Un certain nombre de constats montrent qu’il convient de porter un regard attentif sur cette juridiction.
Le taux de conciliation n’est plus que de 5 %, en lien direct et évident avec la dureté des rapports sociaux dans un contexte de chômage aigu.
Plus problématique, le taux d’appel est de 60 %, ce qui constitue un taux de contestation beaucoup plus élevé que celui qui est enregistré pour les autres juridictions de première instance.

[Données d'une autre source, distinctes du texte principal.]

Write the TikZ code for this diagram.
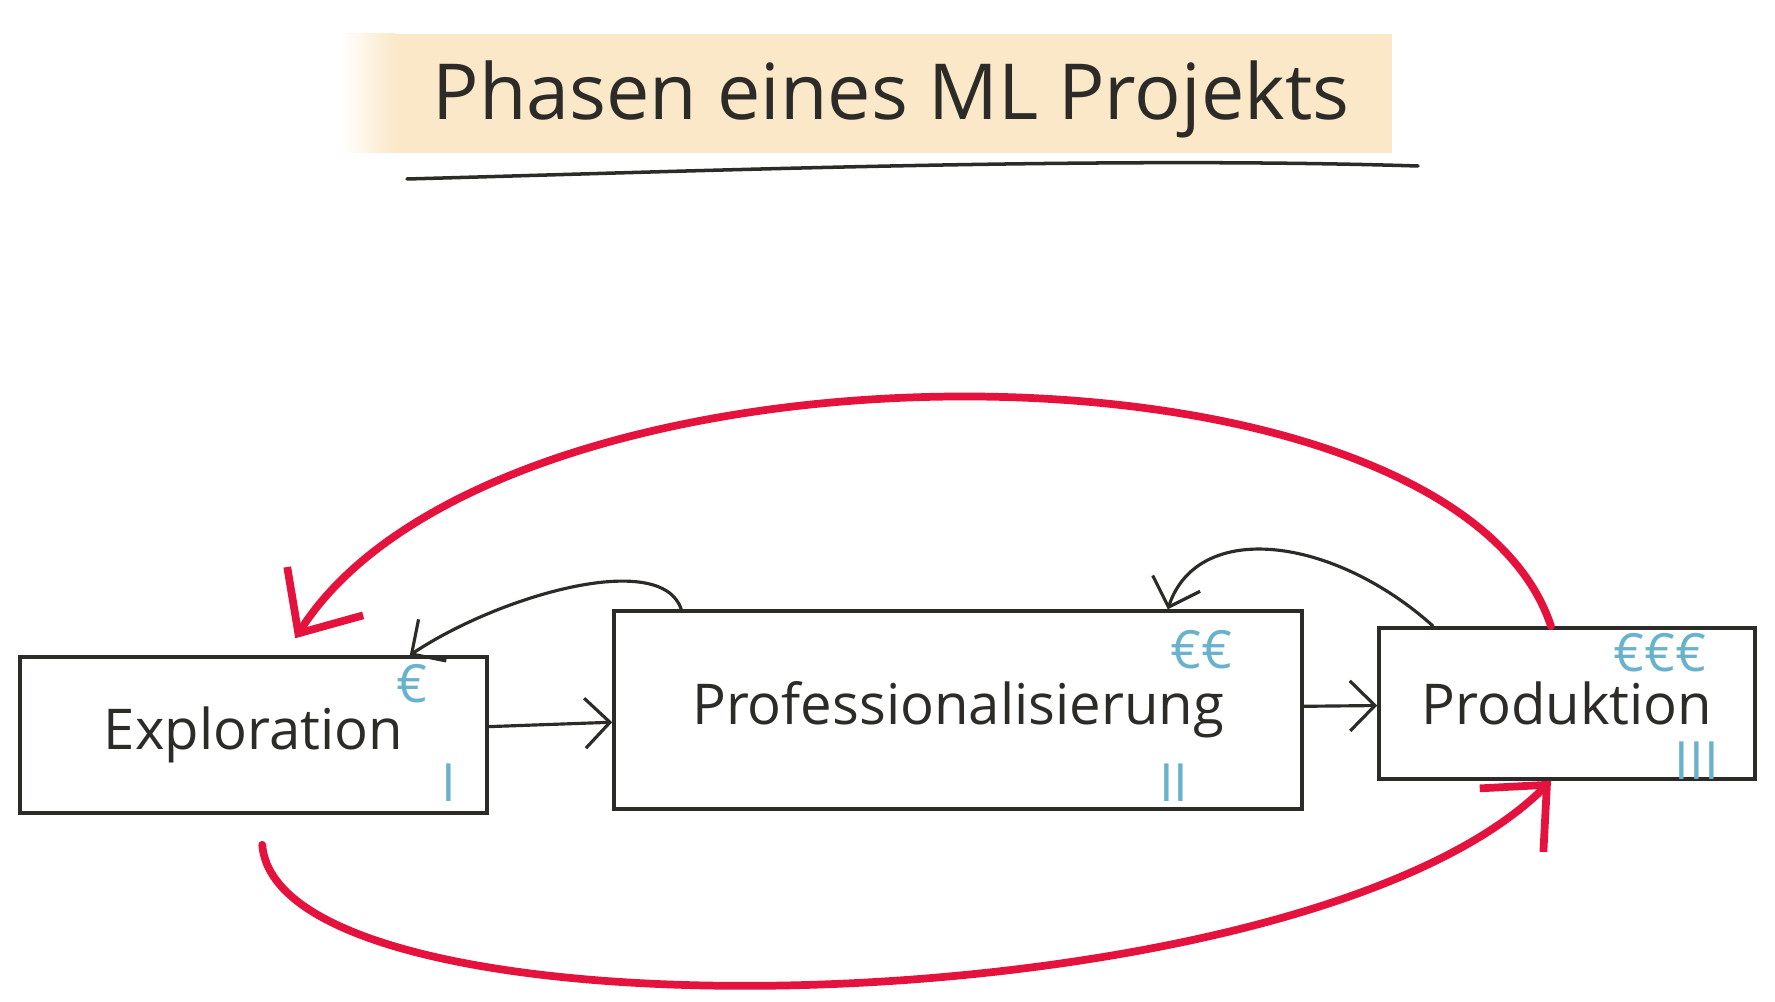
\documentclass[tikz,border=0pt]{standalone}
\usepackage{fontspec}
\setmainfont{Open Sans}
\usetikzlibrary{positioning, arrows.meta, calc}
\definecolor{inkgray}{RGB}{45, 43, 40}
\definecolor{markred}{RGB}{228, 18, 60}
\definecolor{costblue}{RGB}{105, 178, 204}
\definecolor{titlebg}{RGB}{250, 232, 200}

\begin{document}
\begin{tikzpicture}[
    phase/.style={draw=inkgray, line width=1pt, rectangle, font=\fontsize{16}{19}\selectfont, text=inkgray},
    cost/.style={font=\fontsize{15}{18}\selectfont, text=costblue, inner sep=0pt},
    flow/.style={draw=inkgray, line width=0.9pt, -{Straight Barb[length=2.5mm, width=5mm]}},
    loop/.style={draw=markred, line width=2.2pt, line cap=round, -{Straight Barb[length=5mm, width=9mm]}}
]
    \useasboundingbox (0,0) rectangle (17.75,10.01);

    % Titel
    \shade[left color=white, right color=titlebg] (3.40,8.48) rectangle (3.95,9.67);
    \fill[titlebg] (3.94,8.48) rectangle (13.92,9.67);
    \node[font=\fontsize{22}{26}\selectfont, text=inkgray] (title) at (8.91,9.02) {Phasen eines ML Projekts};
    \draw[inkgray, line width=1pt, line cap=round] (4.07,8.22) .. controls (7,8.3) and (11,8.45) .. (14.18,8.35);

    % Phasen
    \node[phase, minimum width=4.67cm, minimum height=1.56cm] (expl) at (2.535,2.66) {Exploration};
    \node[phase, minimum width=6.88cm, minimum height=1.98cm] (prof) at (9.58,2.91) {Professionalisierung};
    \node[phase, minimum width=3.76cm, minimum height=1.51cm] (prod) at (15.67,2.975) {Produktion};

    % Kosten und Nummern
    \node[cost] (cost1) at ($(expl.north east)+(-0.77,-0.28)$) {€};
    \node[cost] (num1) at ($(expl.south east)+(-0.40,0.32)$) {I};
    \node[cost] (cost2) at ($(prof.north east)+(-1.02,-0.40)$) {€€};
    \node[cost] (num2) at ($(prof.south east)+(-1.30,0.28)$) {II};
    \node[cost] (cost3) at ($(prod.north east)+(-0.97,-0.26)$) {€€€};
    \node[cost] (num3) at ($(prod.south east)+(-0.60,0.20)$) {III};

    % Übergänge
    \draw[flow] (expl) -- (prof);
    \draw[flow] (prof) -- (prod);
    \draw[flow] ($(prof.north west)+(0.69,0)$) .. controls +(-0.2,0.6) and +(0.9,0.6) .. ($(expl.north east)+(-0.79,0)$);
    \draw[flow] ($(prod.north west)+(0.56,0)$) .. controls +(-1.0,0.9) and +(0.3,0.9) .. ($(prof.north east)+(-1.36,0)$);

    % Rückkopplung
    \draw[loop] ($(prod.north)+(-0.16,0)$) .. controls +(-1.01,3.07) and +(2.03,3.19) .. ($(expl.north west)+(2.77,0.17)$);
    \draw[loop] ($(expl.south west)+(2.44,-0.30)$) .. controls +(0.16,-2.06) and +(-2.5,-2.5) .. ($(prod.south)+(-0.16,0)$);
\end{tikzpicture}
\end{document}
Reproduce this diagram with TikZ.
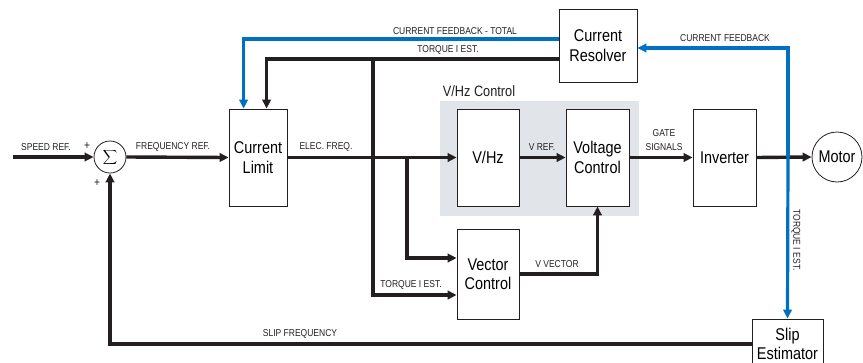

Enfin – et c’est sans doute le point le plus ennuyeux –, les dysfonctionnements de la justice prud’homale, qui sont d’abord préjudiciables aux justiciables, le sont aussi pour l’État, régulièrement condamné à ce titre. En tête des motifs de condamnation, et donc de pénalisation financière, figurent les délais de procédure, qui peuvent atteindre cinq ans dans les conseils les plus sollicités. Il est bien évident que le manque de moyens en est une cause majeure.
Même si cette question n’est pas l’objet direct de notre débat, qui est circonscrit au mode de désignation des conseillers, il semble évident que les greffes doivent être renforcés, que les conseillers doivent disposer d’un temps suffisant pour instruire les dossiers et rédiger les conclusions et que ce temps doit être indemnisé à hauteur du travail accompli.
De plus, la formation des conseillers prud’hommes doit être étoffée, avec la création d’une formation initiale et d’une formation continue sans doute supérieure aux trente-six jours aujourd’hui octroyés sur cinq ans. Ce sujet est central, comme l’ont d’ailleurs souligné les partenaires sociaux lors des auditions menées par notre commission.
C'est la raison pour laquelle je tiens à reprendre ici une proposition du premier rapporteur, Jacky Le Menn, qui avait souhaité explicitement que « les sommes économisées par le remplacement des élections prud’homales par une désignation fondée sur l’audience des partenaires sociaux servent essentiellement à financer la démocratie sociale » – je préciserai : son fonctionnement plus que sa visibilité – « ou la formation des conseillers prud’hommes ».
Monsieur le ministre, en écoutant votre intervention liminaire, j’ai compris que vous étiez particulièrement réceptif à cette proposition. Nous serons donc attentifs aux suites qui pourraient y être données.
Les moyens et la formation sont des points absolument fondamentaux : ils sont la traduction concrète de notre attachement très profond au paritarisme et à une justice du travail qui conserve toute sa spécificité.
Il n’y a pas lieu aujourd’hui de diminuer le rôle des conseils de prud’hommes. Le contexte social que nous affrontons nous fait, bien au contraire, obligation de veiller à ce que ceux-ci soient en mesure de remplir pleinement leur mission, dans l’intérêt majeur du monde du travail.
Pour conclure, il ne nous semble pas que l’évolution vers la désignation des conseillers prud’hommes porte atteinte à la démocratie. C’est même probablement l’inverse. §La réforme qui nous est proposée constitue un progrès démocratique puisque la loi du 20 août 2008 permet de tenir compte du vote des salariés à des élections qui les concernent au premier chef et qui ont vocation à mesurer la représentativité.
Dès lors, quoi de plus démocratique que d’attribuer les sièges de conseillers prud’hommes, en fonction des résultats, à telle ou telle organisation ?
Selon nous, la démocratie sociale se mesure non pas au nombre d’élections proposées aux salariés, mais à la cohérence d’ensemble de celles-ci. C’est bien parce que cette réforme est cohérente et qu’elle constitue, à nos yeux, un progrès démocratique que le groupe socialiste votera ce projet de loi.